Food labeling bill could cost Port of Albany manufacturer money, customers
Vermont is on the verge of becoming the first state to require labels on genetically modified foods.
A similar bill is approaching a vote in the New York State Assembly.
The bill has gained popularity in Albany, New York and among consumers, but it will likely create complications for food producers.
Alex Allen, who manages a flour mill on the Hudson River, said the passing of a labeling law for genetically modified foods would hurt his business. In industry lingo, genetically modified food is known as GMO.
“One of the biggest challenges of being a manufacturer, especially in the food industry, is complying with changing perceptions of customers,” Allen said. “People are driven by perceptions.

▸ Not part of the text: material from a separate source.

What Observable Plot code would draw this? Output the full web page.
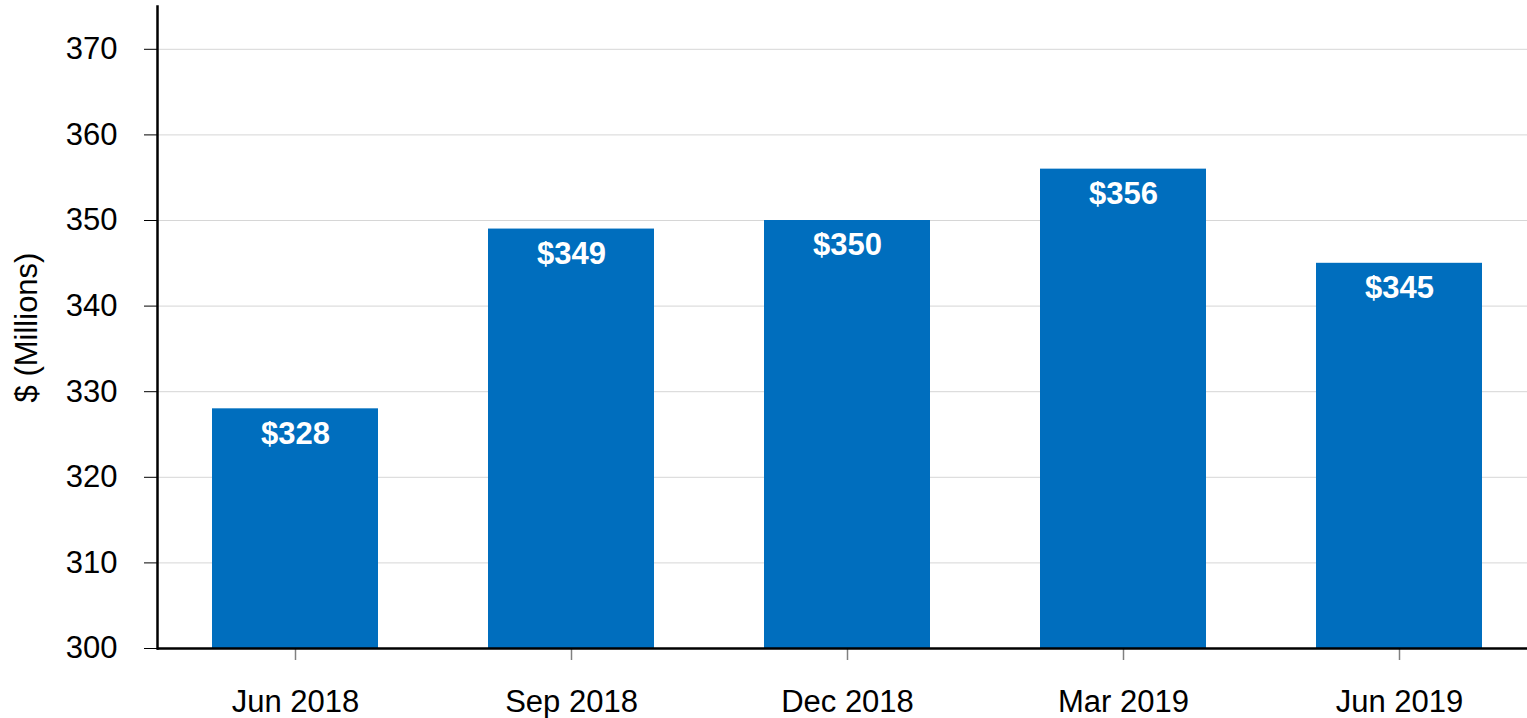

They are scared of random foods everyday whether it has to do with GMOs, gluten or carbs.”
Horizon Milling ships 2 million pounds of flour out of the Port of Albany per day. Horizon Milling is a subsidiary of Cargill, the global food producer and marketer in the agricultural, financial and industrial sectors.
Horizon Milling receives shipments of wheat by boat, truck and rail, which it processes into flour.
Today, there is no requirement for food producers to label genetically modified foods. The proposed legislation in Albany, sponsored by Assemblywoman Linda Rosenthal (D-Manhattan), would require food producers to label genetically modified foods to consumers.
Americans overwhelmingly support the labeling of genetically modified foods. A 2013 New York Times poll shows 93 percent of respondents favor labeling.
Allen says it would be impossible to ensure that the wheat Horizon Milling is using to make flour isn’t coming into contact with other genetically modified foods.
“Who’s to know whether there was genetically modified corn in the rail car before the wheat we use to make flour was transported from the field to our plant,” Allen said. “There’s no way you can test for GMOs. They are invisible. How are you going to label a phantom?”
Foods are genetically modified to maintain size or to produce their own pesticides. There is no research proving that GMO foods pose health risks, but health concerns are the main force behind the bills in both New York and Vermont.
GMO labeling is required in more than 64 countries, including China and Japan. According to the National Conference of State Legislatures, more than two dozen states are considering GMO labeling bills.